The Earlier NT 3.1, 3.5 and 3.51 were real 32 bits and ran 16bit windows via WOW api mapping to 32 bit and the same NTVDM used for DOS on a virtual machine.
They should never ever have released Win95 other than as a console. NT4.0 in 1996 was far superior. It wasn't until XP that they managed to recover from the poor decision to let Win95 be used for general purpose windows rather than just consoles. But they were more worried about OS/2 Warp than doing the right thing.

I had Explorer as a preview shell on NT3.51. Since unlike NT4.0 the GDI was not in kernel, Explorer couldn't crash NT3.51  They made poor decisions regarding  NT 4.0  simply  to  port Direct X for games a bit faster and improve video by about 10%. Stupidity since almost none of the games worked on NT 4.0 (the ones that did often used OpenGL anyway, not Direct X). Since 1994 it seems MS OS development has been dominated by GUI considerations.  But in the last few years the same is true of OS X and Ubuntu.

Most of the security issues are due to C and using C style string or other buffers in C++. These exist in Linux and OS X too. They would not exist if using a "decent" C++ string library and possibly "proper" libraries in Objective J, Turbo Pascal, Modula-2 or Ada. Inherently, properly applied the NT security model was one UNIX and Linux could only dream of with their 3 sets of flags for r, w, x.  By win 2000 of course MS didn't seem to understand the security model and too many applications were written in total ignorance of the security model (for win9x) so would only work easily as "Administrator".  COM. DCOM and ActiveX of course very broken concepts totally contrary to NT Security model compared to Named Pipes. When you copy stuff from one PC to another there is of course no assurance the resources needed by COM, DCOM, ActiveX exist. Allowing such in Web pages and supporting Browser was of course total idiocy.
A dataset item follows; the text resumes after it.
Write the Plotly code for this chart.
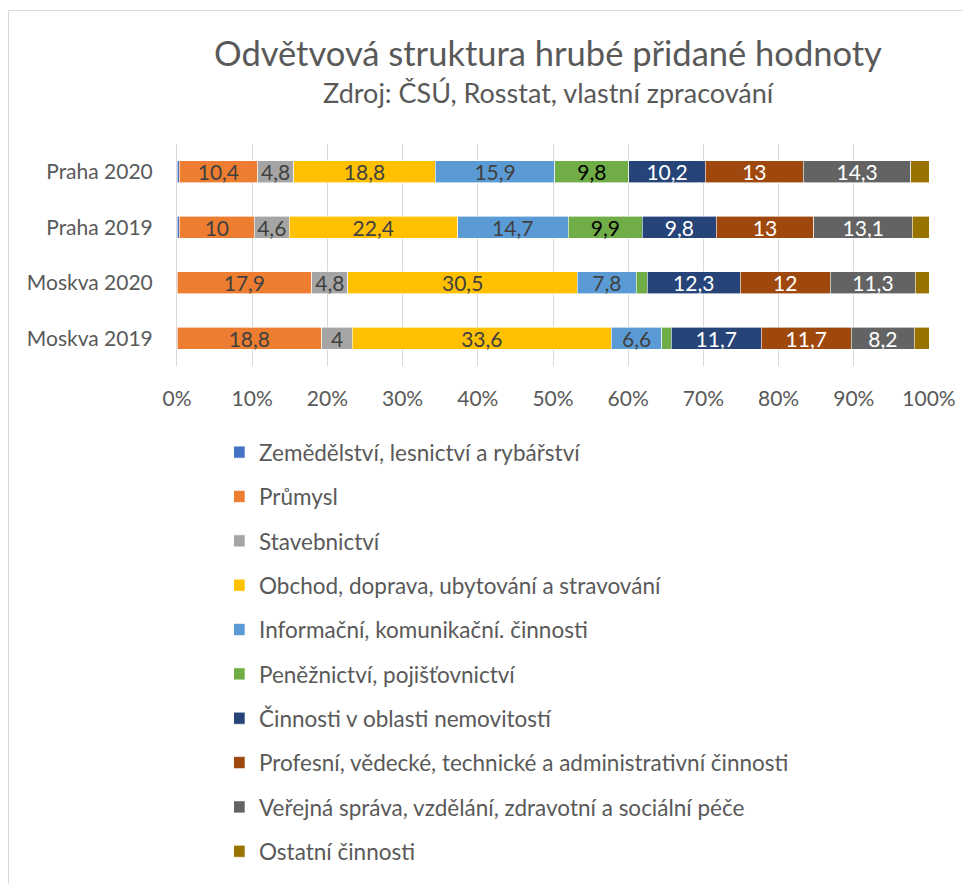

ActiveX and similar only at all make sense as an alternative to importing a DLL API and then distributing the entire "thing" as a monolithic install .exe or msi or cab package such that the activeX parts are always there and correct version.  There are and always were ways to avoid DLL Hell and the similar issues with COM, DCOM  and ActiveX.

C style strings and buffers should not be used except in the most limited circumstance where you 100% can be sure the buffer/sting is always correct.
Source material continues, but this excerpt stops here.